One lovely Wednesday evening while on the Twitter (many moons ago), some folks in my PLN and I were exchanging tweets during #sblchat. Always a great conversation, an idea started brewing….
Next year, I think it would be neat to engage students and parents in an activity to show how much information percentages give relative to grades.
It’s still relatively rough, but here’s the gist of it:
Starting at 100%, have participants describe, in words, what each percent means in relation to a grade.
If they get stuck, to 0% and work your way up.
My gut, I hope, tells me that the participants will quickly see how there is not much of a different between 75% and 76%. Or even better, the difference between an 89.998% and 90.032%.

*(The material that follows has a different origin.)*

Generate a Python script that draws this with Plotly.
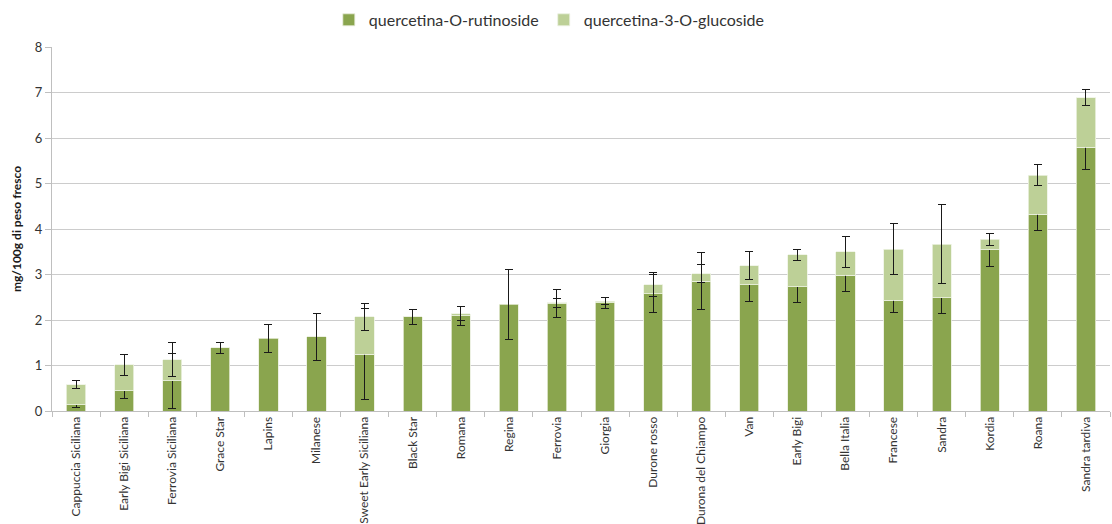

From there, I would introduce descriptions of the different levels of understanding. Whether you are using a scale like Mastered, Approaching mastery, Tutoring needed, Help (M-A-T-H, if you missed that), or something more universal (4, 3, 2, 1), having clear descriptions of each level is crucial.
I might even throw in sample work that depicts each level. That would be a great experience, particularly for students. What I am currently struggling with is students differentiating between minor, non-conceptual errors and major conceptual errors. I hear things like “Oh, I just have to flip the fraction upside-down. That’s a small error,” when in reality there is a deeper misunderstanding of the concept.
Feedback on this activity? Has anyone done something like this before? If so, I’d love to hear about how you implemented it, its reception, and how you might change it if you were to do it again.